In our online poetry class, we teach our students to read and understand poetry by asking questions. Although it sounds a bit formulaic, you would be surprised how a few well-placed questions demystify a poem: Who is the speaker? Whom does he address? What is the subject matter? What images or metaphors does the poet present to explain or enlarge his meaning? What form does the poem take?
Questions like these can illuminate John Donne’s classic Christmas meditation, “Annunciation.”
Salvation to all that will is nigh;
That All, which always is all everywhere,
Which cannot sin, and yet all sins must bear,
Which cannot die, yet cannot choose but die,
Lo, faithful virgin, yields Himself to lie
In prison, in thy womb; and though He there
Can take no sin, nor thou give, yet He will wear,
Taken from thence, flesh, which death’s force may try.
Ere by the spheres time was created, thou
Wast in His mind, who is thy Son and Brother;
Whom thou conceivst, conceived; yea thou art now
Thy Maker’s maker, and thy Father’s mother;
Thou hast light in dark, and shutst in little room,
Immensity cloistered in thy dear womb.
Although the identity of the poem’s speaker is not immediately obvious, line five provides a helpful clue. There, he addresses a “faithful virgin,” a detail which, when combined with the title of poem, suggests the historic announcement of the imminent birth of Christ Jesus. This suggests the mysterious speaker to be the Angel Gabriel, his audience the Virgin Mary, and his subject matter the prophetic proclamation of the incarnation.
The poem’s end rhymes and line count reveal it to be a Petrarchan sonnet, which form begins by stating a problem or quandary and then proceeds by offering a solution or helpful insight. Having identified this form, the rest of the poem comes into focus.
Gabriel introduces his subject: a proclamation of salvation, held out to mankind in the person of the “All” referenced in line two, which is God Himself. Describing Him as omnipresent (“which always is all everywhere” in line 2), sinless (“which cannot sin” in line 3), sacrificial (“all sins must bear” in line 3) and eternal (“which cannot die” in line 4), the angel heralds the Savior Babe to His mortal mother. He announces to Mary that this very God “yields Himself to lie/ In prison, in thy womb” (lines 5-6). This metaphor introduces a paradox that Donne proceeds to build to a startling crescendo. Comparing Mary’s womb to a prison, the poet imports all the confinement which the incarnation of God in flesh implies. Pursuing the irony of the already established omnipresent all confined within the small womb of a single woman, the angelic voice makes sure to maintain the sinless conception of the Child, maintaining that “He there/Can take no sin, nor thou give” (lines 6-7).
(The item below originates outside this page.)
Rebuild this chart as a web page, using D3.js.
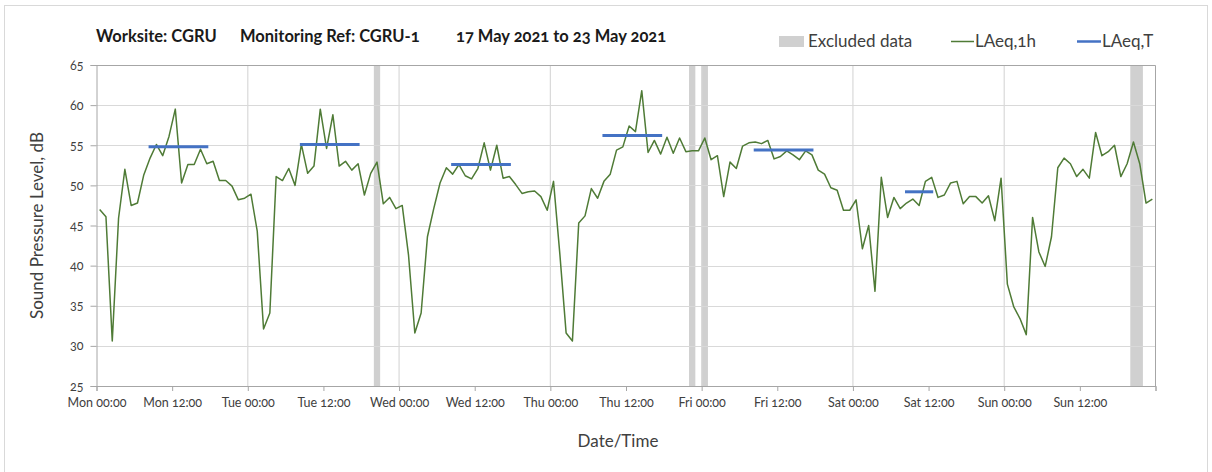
<!DOCTYPE html>
<html>
<head>
<meta charset="utf-8">
<script src="https://cdn.jsdelivr.net/npm/d3@7"></script>
<style>
  body { margin: 0; background: #fff; }
  svg { font-family: Lato, 'Open Sans', sans-serif; font-feature-settings: 'onum'; }
</style>
</head>
<body>
<svg id="chart" width="1212" height="472"></svg>
<script>
const startDate = new Date(2021, 4, 17, 0, 0);
const endDate = new Date(2021, 4, 24, 0, 0);

// hourly LAeq,1h values from Mon 00:00, one per hour
const laeq1h = [
  47.0, 46.1, 30.6, 45.9, 52.0, 47.5, 47.8, 51.3, 53.4, 55.1,
  53.7, 56.1, 59.5, 50.3, 52.6, 52.6, 54.5, 52.7, 53.0, 50.6,
  50.6, 49.9, 48.2, 48.4, 48.9, 44.3, 32.1, 34.1, 51.1, 50.6,
  52.1, 50.0, 55.1, 51.5, 52.4, 59.5, 54.6, 58.8, 52.4, 53.0,
  51.9, 52.7, 48.8, 51.5, 52.9, 47.7, 48.5, 47.1, 47.5, 41.3,
  31.6, 34.1, 43.6, 47.1, 50.3, 52.2, 51.4, 52.6, 51.2, 50.8,
  52.1, 55.3, 51.9, 55.0, 50.9, 51.1, 50.1, 49.0, 49.2, 49.3,
  48.6, 46.9, 50.5, 41.5, 31.6, 30.6, 45.3, 46.2, 49.6, 48.4,
  50.5, 51.4, 54.4, 54.8, 57.4, 56.7, 61.8, 54.1, 55.6, 53.9,
  56.0, 54.0, 55.9, 54.2, 54.3, 54.3, 55.9, 53.2, 53.7, 48.6,
  52.9, 52.1, 54.9, 55.3, 55.4, 55.2, 55.6, 53.3, 53.6, 54.3,
  53.8, 53.2, 54.3, 53.8, 51.9, 51.4, 49.7, 49.4, 46.9, 46.9,
  48.2, 42.1, 45.0, 36.8, 51.0, 46.0, 48.5, 47.1, 47.8, 48.3,
  47.5, 50.5, 51.0, 48.5, 48.8, 50.3, 50.5, 47.7, 48.6, 48.6,
  47.8, 48.7, 45.6, 50.9, 37.7, 34.9, 33.4, 31.4, 46.0, 41.7,
  39.9, 43.6, 52.2, 53.4, 52.7, 51.1, 52.0, 50.9, 56.6, 53.7,
  54.2, 55.0, 51.1, 52.7, 55.4, 52.7, 47.8, 48.3];

// LAeq,T periods: [start hour, end hour, level]
const laeqT = [
  [8, 18, 54.8],
  [32, 42, 55.1],
  [56, 66, 52.6],
  [80, 90, 56.2],
  [104, 114, 54.4],
  [128, 133, 49.2]];

// excluded periods: [start hour, end hour]
const excluded = [[44, 45], [94, 95], [96, 97], [164, 166]];

const yTicks = [25, 30, 35, 40, 45, 50, 55, 60, 65];

const svg = d3.select('#chart');
const m = { l: 96.5, r: 1155.5, t: 65, b: 386 };

const hour = h => d3.timeMinute.offset(startDate, h * 60);

const x = d3.scaleTime().domain([startDate, endDate]).range([m.l, m.r]);
const y = d3.scaleLinear().domain([25, 65]).range([m.b, m.t]);

// outer frame
svg.append('rect')
  .attr('x', 4.5).attr('y', 5.5)
  .attr('width', 1203).attr('height', 470)
  .attr('fill', 'none')
  .attr('stroke', '#d9d9d9');

// excluded bars
svg.selectAll('rect.excl')
  .data(excluded)
  .enter()
  .append('rect')
  .attr('class', 'excl')
  .attr('x', d => x(hour(d[0])))
  .attr('y', m.t)
  .attr('width', d => x(hour(d[1])) - x(hour(d[0])))
  .attr('height', m.b - m.t)
  .attr('fill', '#d0d0d0');

// grid
svg.selectAll('line.hgrid')
  .data(yTicks.slice(1))
  .enter()
  .append('line')
  .attr('x1', m.l).attr('x2', m.r)
  .attr('y1', d => Math.round(y(d)) + 0.5)
  .attr('y2', d => Math.round(y(d)) + 0.5)
  .attr('stroke', '#d9d9d9')
  .attr('stroke-width', 1.2);

svg.selectAll('line.vgrid')
  .data(d3.timeDay.range(d3.timeDay.offset(startDate, 1), endDate))
  .enter()
  .append('line')
  .attr('x1', d => x(d)).attr('x2', d => x(d))
  .attr('y1', m.t).attr('y2', m.b)
  .attr('stroke', '#d9d9d9')
  .attr('stroke-width', 1.2);

// plot frame top/right
svg.append('path')
  .attr('d', `M${m.l},${m.t + 0.5}H${m.r}V${m.b}`)
  .attr('fill', 'none')
  .attr('stroke', '#a6a6a6');

// axes
const xAxis = d3.axisBottom(x)
  .tickValues(d3.timeHour.every(12).range(startDate, d3.timeHour.offset(endDate, 1)))
  .tickFormat(d => (d < endDate ? d3.timeFormat('%a %H:%M')(d) : ''))
  .tickSize(5)
  .tickPadding(7);

const gx = svg.append('g')
  .attr('transform', `translate(0,${m.b})`)
  .call(xAxis);

const yAxis = d3.axisLeft(y)
  .tickValues(yTicks)
  .tickSize(6)
  .tickPadding(7);

const gy = svg.append('g')
  .attr('transform', `translate(${m.l},0)`)
  .call(yAxis);

[gx, gy].forEach((g) => {
  g.select('.domain').attr('stroke', '#a6a6a6');
  g.selectAll('.tick line').attr('stroke', '#a6a6a6');
  g.selectAll('.tick text')
    .attr('fill', '#404040')
    .style('font-size', '12.5px')
    .style('font-family', 'Lato, sans-serif');
});

// LAeq,1h line
const line = d3.line()
  .x((d, i) => x(hour(i + 0.5)))
  .y(d => y(d));

svg.append('path')
  .datum(laeq1h)
  .attr('d', line)
  .attr('fill', 'none')
  .attr('stroke', '#4f7b36')
  .attr('stroke-width', 1.5)
  .attr('stroke-linejoin', 'round');

// LAeq,T segments
svg.selectAll('line.laeqT')
  .data(laeqT)
  .enter()
  .append('line')
  .attr('x1', d => x(hour(d[0] + 0.5)) - 1.5)
  .attr('x2', d => x(hour(d[1] - 0.5)) + 1.5)
  .attr('y1', d => y(d[2]))
  .attr('y2', d => y(d[2]))
  .attr('stroke', '#4472c4')
  .attr('stroke-width', 3);

// titles
const title = [
  ['Worksite: CGRU', 96],
  ['Monitoring Ref: CGRU-1', 240],
  ['17 May 2021 to 23 May 2021', 456]];

svg.selectAll('text.title')
  .data(title)
  .enter()
  .append('text')
  .attr('x', d => d[1])
  .attr('y', 42)
  .text(d => d[0])
  .attr('fill', '#1a1a1a')
  .style('font-size', '16.5px')
  .style('font-weight', 'bold');

// legend
const lg = svg.append('g').style('font-size', '17px').attr('fill', '#404040');
lg.append('rect').attr('x', 779).attr('y', 36).attr('width', 25).attr('height', 11).attr('fill', '#d0d0d0');
lg.append('text').attr('x', 808).attr('y', 47).text('Excluded data');
lg.append('line').attr('x1', 951).attr('x2', 974).attr('y1', 41.5).attr('y2', 41.5)
  .attr('stroke', '#4f7b36').attr('stroke-width', 1.5);
lg.append('text').attr('x', 975).attr('y', 47).text('LAeq,1h');
lg.append('line').attr('x1', 1077).attr('x2', 1101).attr('y1', 41.5).attr('y2', 41.5)
  .attr('stroke', '#4472c4').attr('stroke-width', 2.5);
lg.append('text').attr('x', 1102).attr('y', 47).text('LAeq,T');

// axis titles
svg.append('text')
  .attr('transform', `translate(43,${(m.t + m.b) / 2}) rotate(-90)`)
  .attr('text-anchor', 'middle')
  .attr('fill', '#404040')
  .style('font-size', '17px')
  .text('Sound Pressure Level, dB');

svg.append('text')
  .attr('x', 618)
  .attr('y', 447)
  .attr('text-anchor', 'middle')
  .attr('fill', '#404040')
  .style('font-size', '17px')
  .text('Date/Time');
</script>
</body>
</html>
What must such indwelling and willful confinement portend? The angel continues, “yet He will wear,/ Taken from thence, flesh, which death’s force may try” (lines 7-8). This God-child, free of the sins of the mother, takes from her womb humanity. Angelic wonder continues to mark Gabriel’s observations. This All will become One. This Everywhere will become localized. This Immortal will become, in time, subject to the force of death. With his subtle use of the word “try,” Donne’s angel prophecies even as he announces, couching the cross in the manger. Moreover, he implies that death’s attempt may not succeed, in this way foreshadowing the resurrection.
Donne achieves much in his first eight lines – but he has more to say! Having established the miraculous circumstances of the nativity, the persona continues to reflect on the ironic implications of the occasion. Alluding to Ephesians 1:4, the angel suggests to Mary that she herself was known, thought of, chosen and loved before the foundations of the world. “Ere by the spheres time was created, thou/Wast in His mind, who is thy Son and Brother;/ Whom thou conceivst, conceived…” (lines 9-11). Playing with the word conceive, the poet creates another elaborate metaphysical conceit. Mary has conceived, or become pregnant, with the God who conceived, or created, her. In this way, she has become her “Maker’s maker, and [her] Father’s mother” (line 12).
With these preposterous, yet technically accurate metaphors, the magnitude of the annunciation resounds. Mary, in her close, small, confined and dark womb, shelters divine immensity and light. “Thou has light in dark, and shutst in little room, / Immensity cloistered in thy dear womb” (lines 13-14). Donne thus depicts the annunciation as not only a joyful announcement of the forthcoming Messiah, but also a tender revelation of a loving, personal, creator God, who, knowing Mary herself, makes good preparation to meet her every need at His own expense. In this revelation, the paradox of incarnation is met and resolved. Immensity draws near for the sake of love. The “All” submits to the confinement of flesh and the trial of death for the “all.” In this way, Donne announces the personal love of the Savior God to his readers: Salvation to all that will is nigh indeed.